Much of what I’ve attempted to say is summarized by Theologian and Thomist Giles Emery in the following quote:
The elaboration of a theology works in three stages, which one can formulate as follows. The first comes from the acknowledgment of the revelation of the Trinity through its action in the world, listening to and following the witness of Scripture. The economic and soteriological current runs through the heart of this unfolding of the Trinitarian mystery… The reading of Scripture and Christian experience is its main resource… In the second stage, beginning from their economic revelation, this theologian puts forward a speculative [read rigorously contemplative] reflection on the persons, in their distinction and their unity. This is the doctrine of the immanent Trinity or in Thomas’ own language, the doctrine of the Trinity ‘in itself.’ A third and final phase uses the two initial moments as a guide into a speculative reflection on the actions of the persons within this world. This is where a genuine doctrine of the ‘economic Trinity, the Trinity as ‘principle and end of creatures,’ is conveyed. (Giles, The Trinitarian Theology of St. Thomas Aquinas, 415-416).
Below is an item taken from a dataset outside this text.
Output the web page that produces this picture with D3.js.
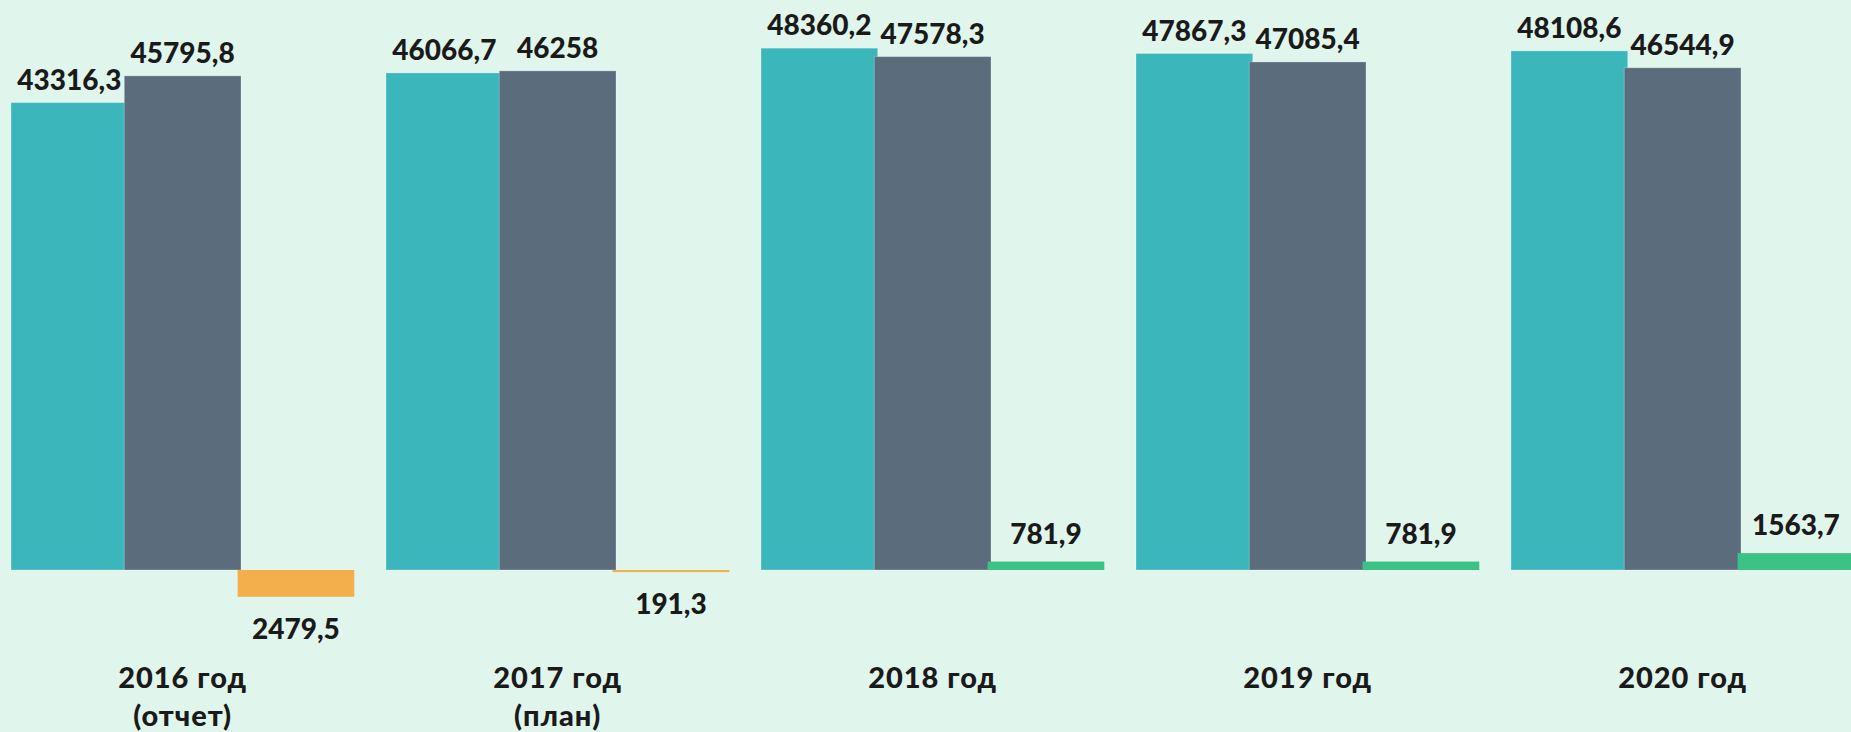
<!DOCTYPE html>
<meta charset="utf-8">
<style>
  body { margin: 0; background: #e0f5ec; }
  svg { display: block; }
  .lbl {
    font-family: "Lato", "Noto Sans", sans-serif;
    font-weight: 900;
    font-size: 28px;
    fill: #1a1a1a;
  }
  .cat { font-size: 29px; letter-spacing: 1px; }
</style>
<body>
<script src="https://d3js.org/d3.v7.min.js"></script>
<script>
  // data
  var years = ["2016", "2017", "2018", "2019", "2020"];
  var yearLines = [["2016 год", "(отчет)"], ["2017 год", "(план)"], ["2018 год"], ["2019 год"], ["2020 год"]];
  var income = [43316.3, 46066.7, 48360.2, 47867.3, 48108.6];
  var expense = [45795.8, 46258, 47578.3, 47085.4, 46544.9];
  var balance = [-2479.5, -191.3, 781.9, 781.9, 1563.7];
  var valueText = [
    ["43316,3", "46066,7", "48360,2", "47867,3", "48108,6"],
    ["45795,8", "46258", "47578,3", "47085,4", "46544,9"],
    ["2479,5", "191,3", "781,9", "781,9", "1563,7"]
  ];

  var width = 1851, height = 732;
  var baseY = 570, k = 0.01079;

  var svg = d3.select("body").append("svg")
    .attr("width", width)
    .attr("height", height);

  svg.append("rect")
    .attr("width", width).attr("height", height)
    .attr("fill", "#e0f5ec");

  // group positions
  var x = d3.scaleBand()
    .domain(years)
    .range([11, 11 + 375 * years.length]);

  var series = ["income", "expense", "balance"];
  var xs = d3.scaleBand()
    .domain(series)
    .range([0, 3 * 113.3]);
  var barW = 116.7;

  var y = d3.scaleLinear()
    .domain([-5000, 50000])
    .range([baseY + 5000 * k, baseY - 50000 * k]);

  function barColor(s, v) {
    if (s == "income") return "#3bb7bc";
    if (s == "expense") return "#5b6d7d";
    return v < 0 ? "#f3af4c" : "#3bc387";
  }

  var rows = [];
  years.forEach(function(yr, i) {
    rows.push({ year: yr, s: "income", v: income[i], t: valueText[0][i] });
    rows.push({ year: yr, s: "expense", v: expense[i], t: valueText[1][i] });
    rows.push({ year: yr, s: "balance", v: balance[i], t: valueText[2][i] });
  });

  var g = svg.append("g");

  // bars
  g.selectAll(".bar")
    .data(rows)
    .enter().append("rect")
    .attr("class", "bar")
    .attr("x", function(d) { return x(d.year) + xs(d.s); })
    .attr("width", barW)
    .attr("y", function(d) { return Math.min(y(d.v), y(0)); })
    .attr("height", function(d) { return Math.max(Math.abs(y(d.v) - y(0)), 2); })
    .attr("fill", function(d) { return barColor(d.s, d.v); })
    .attr("stroke", function(d) { return d.s == "balance" ? "none" : "rgba(255,255,255,0.25)"; })
    .attr("stroke-width", 1);

  // value labels
  g.selectAll(".val")
    .data(rows)
    .enter().append("text")
    .attr("class", "lbl val")
    .attr("text-anchor", "middle")
    .attr("x", function(d) { return x(d.year) + xs(d.s) + barW / 2; })
    .attr("y", function(d) {
      if (d.v < 0) return y(d.v) + 42;
      if (d.s == "balance") return y(d.v) - 18;
      return y(d.v) - 13;
    })
    .text(function(d) { return d.t; });

  // category labels
  var cat = g.selectAll(".cat")
    .data(years)
    .enter().append("text")
    .attr("class", "lbl cat")
    .attr("text-anchor", "middle")
    .attr("x", function(d) { return x(d) + (2 * 113.3 + barW) / 2; })
    .attr("y", 688);

  cat.selectAll("tspan")
    .data(function(d, i) { return yearLines[i]; })
    .enter().append("tspan")
    .attr("x", function() { return d3.select(this.parentNode).attr("x"); })
    .attr("dy", function(d, j) { return j == 0 ? 0 : 38; })
    .text(function(d) { return d; });
</script>
</body>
What we see in our quotes from Thomas is an assumption of the first stage as the content of divine revelation, which then grounds his theological investigation of God in himself and God at work in creation as the beginning an end of all created reality. This leads to the third stage, as one can see in many of his articles in Questions 27-44. Some theologians may prefer to focus on the first stage, but for Thomas, the subject matter of his investigation leads him to order his theology beginning with God and then everything else.
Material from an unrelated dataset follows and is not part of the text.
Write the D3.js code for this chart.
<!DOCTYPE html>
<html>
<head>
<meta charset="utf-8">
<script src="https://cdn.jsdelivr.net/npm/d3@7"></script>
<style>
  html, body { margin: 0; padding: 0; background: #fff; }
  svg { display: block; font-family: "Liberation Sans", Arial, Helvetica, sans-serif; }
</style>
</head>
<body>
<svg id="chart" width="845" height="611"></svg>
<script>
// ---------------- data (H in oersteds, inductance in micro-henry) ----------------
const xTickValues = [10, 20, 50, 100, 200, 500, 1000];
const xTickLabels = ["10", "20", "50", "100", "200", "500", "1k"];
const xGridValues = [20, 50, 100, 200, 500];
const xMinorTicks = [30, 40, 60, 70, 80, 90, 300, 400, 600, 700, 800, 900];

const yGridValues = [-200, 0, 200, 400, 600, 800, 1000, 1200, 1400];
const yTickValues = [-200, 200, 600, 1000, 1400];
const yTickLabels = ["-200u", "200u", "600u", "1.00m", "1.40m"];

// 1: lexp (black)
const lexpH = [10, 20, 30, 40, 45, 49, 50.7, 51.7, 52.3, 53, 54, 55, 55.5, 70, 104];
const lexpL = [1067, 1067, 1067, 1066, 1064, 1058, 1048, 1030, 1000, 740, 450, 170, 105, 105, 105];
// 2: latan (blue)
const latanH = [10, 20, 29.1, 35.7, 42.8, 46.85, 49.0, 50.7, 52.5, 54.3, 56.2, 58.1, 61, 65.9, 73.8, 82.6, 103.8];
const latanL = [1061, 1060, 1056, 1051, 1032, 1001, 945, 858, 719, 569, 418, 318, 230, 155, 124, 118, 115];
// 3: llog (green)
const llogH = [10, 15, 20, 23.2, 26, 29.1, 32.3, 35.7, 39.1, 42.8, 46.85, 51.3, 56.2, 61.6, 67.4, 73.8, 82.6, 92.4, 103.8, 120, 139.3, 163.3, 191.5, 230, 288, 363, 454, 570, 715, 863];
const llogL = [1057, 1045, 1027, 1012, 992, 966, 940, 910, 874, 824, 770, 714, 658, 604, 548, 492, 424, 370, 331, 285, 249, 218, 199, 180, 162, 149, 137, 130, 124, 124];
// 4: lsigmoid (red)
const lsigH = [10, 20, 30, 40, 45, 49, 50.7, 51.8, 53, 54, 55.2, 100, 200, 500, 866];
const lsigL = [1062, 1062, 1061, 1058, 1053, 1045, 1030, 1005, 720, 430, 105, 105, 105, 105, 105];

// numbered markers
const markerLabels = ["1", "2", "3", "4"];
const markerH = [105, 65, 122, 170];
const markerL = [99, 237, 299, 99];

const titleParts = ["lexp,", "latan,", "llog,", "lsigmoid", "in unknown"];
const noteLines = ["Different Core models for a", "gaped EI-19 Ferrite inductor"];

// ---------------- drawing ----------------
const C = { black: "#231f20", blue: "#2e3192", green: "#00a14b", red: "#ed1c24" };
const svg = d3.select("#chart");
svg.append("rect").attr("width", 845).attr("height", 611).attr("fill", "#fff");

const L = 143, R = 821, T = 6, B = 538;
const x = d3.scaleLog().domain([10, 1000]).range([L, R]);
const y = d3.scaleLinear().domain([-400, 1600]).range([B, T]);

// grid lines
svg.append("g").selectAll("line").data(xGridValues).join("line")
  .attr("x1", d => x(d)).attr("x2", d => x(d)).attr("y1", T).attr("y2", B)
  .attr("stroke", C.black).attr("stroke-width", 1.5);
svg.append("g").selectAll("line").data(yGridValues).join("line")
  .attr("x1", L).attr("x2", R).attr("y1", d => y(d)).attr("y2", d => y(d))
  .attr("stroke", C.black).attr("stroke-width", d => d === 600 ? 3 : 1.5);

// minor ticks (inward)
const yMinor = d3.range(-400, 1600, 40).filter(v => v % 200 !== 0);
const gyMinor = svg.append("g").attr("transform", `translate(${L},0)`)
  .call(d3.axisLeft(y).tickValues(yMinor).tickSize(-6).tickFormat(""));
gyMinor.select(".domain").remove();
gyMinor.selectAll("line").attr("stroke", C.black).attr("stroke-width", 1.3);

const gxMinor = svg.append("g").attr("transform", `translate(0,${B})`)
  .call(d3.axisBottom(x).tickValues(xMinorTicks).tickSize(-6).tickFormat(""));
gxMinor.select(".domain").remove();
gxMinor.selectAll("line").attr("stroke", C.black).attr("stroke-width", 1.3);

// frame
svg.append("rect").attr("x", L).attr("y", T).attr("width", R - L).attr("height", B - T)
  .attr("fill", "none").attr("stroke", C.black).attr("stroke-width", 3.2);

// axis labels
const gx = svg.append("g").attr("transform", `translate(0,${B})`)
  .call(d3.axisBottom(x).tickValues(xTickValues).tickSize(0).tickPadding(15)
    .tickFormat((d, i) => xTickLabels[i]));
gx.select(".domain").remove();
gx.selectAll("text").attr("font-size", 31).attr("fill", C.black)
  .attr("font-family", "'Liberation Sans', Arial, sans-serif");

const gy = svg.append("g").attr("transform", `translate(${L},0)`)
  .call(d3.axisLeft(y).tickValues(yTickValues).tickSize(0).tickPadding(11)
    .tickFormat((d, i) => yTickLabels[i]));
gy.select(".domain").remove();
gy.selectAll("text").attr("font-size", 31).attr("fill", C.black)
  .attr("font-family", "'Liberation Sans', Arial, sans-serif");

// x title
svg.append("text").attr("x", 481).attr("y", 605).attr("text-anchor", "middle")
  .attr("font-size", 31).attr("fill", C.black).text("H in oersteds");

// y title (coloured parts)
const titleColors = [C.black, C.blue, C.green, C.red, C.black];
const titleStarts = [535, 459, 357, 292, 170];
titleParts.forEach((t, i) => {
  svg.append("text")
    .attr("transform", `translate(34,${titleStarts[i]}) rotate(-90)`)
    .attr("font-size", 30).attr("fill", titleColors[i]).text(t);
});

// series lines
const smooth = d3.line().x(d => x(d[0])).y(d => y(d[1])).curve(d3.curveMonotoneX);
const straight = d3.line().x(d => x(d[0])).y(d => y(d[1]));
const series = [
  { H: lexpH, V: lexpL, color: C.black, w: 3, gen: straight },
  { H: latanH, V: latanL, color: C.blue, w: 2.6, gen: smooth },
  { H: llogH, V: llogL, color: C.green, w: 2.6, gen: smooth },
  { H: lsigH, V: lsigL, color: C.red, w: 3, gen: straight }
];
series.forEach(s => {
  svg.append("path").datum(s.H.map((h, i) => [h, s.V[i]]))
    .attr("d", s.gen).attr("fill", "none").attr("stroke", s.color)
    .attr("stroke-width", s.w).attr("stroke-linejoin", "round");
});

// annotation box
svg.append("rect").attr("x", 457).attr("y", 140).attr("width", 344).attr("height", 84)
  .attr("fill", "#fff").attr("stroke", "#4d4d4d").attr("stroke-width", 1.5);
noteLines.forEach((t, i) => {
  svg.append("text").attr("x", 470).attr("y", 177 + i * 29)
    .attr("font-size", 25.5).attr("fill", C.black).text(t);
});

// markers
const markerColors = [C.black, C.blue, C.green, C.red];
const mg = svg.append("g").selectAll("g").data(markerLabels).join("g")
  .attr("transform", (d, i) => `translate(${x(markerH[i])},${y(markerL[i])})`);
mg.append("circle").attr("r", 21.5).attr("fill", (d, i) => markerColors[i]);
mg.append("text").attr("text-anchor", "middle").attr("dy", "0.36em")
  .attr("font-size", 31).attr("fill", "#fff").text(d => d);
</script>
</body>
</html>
Many questions remain for me in my exploration of Aquinas, such as, how does the Gospel relate to the ordering of theological contemplation? How does God’s knowledge of himself relate to our knowledge of Him? How do we guard against overestimating and underestimating humanity’s apprehension of the Triune God’s divine life? Thus, while I am genuinely taken by Aquinas’s mode of theological contemplation, I have a lot more to consider and learn.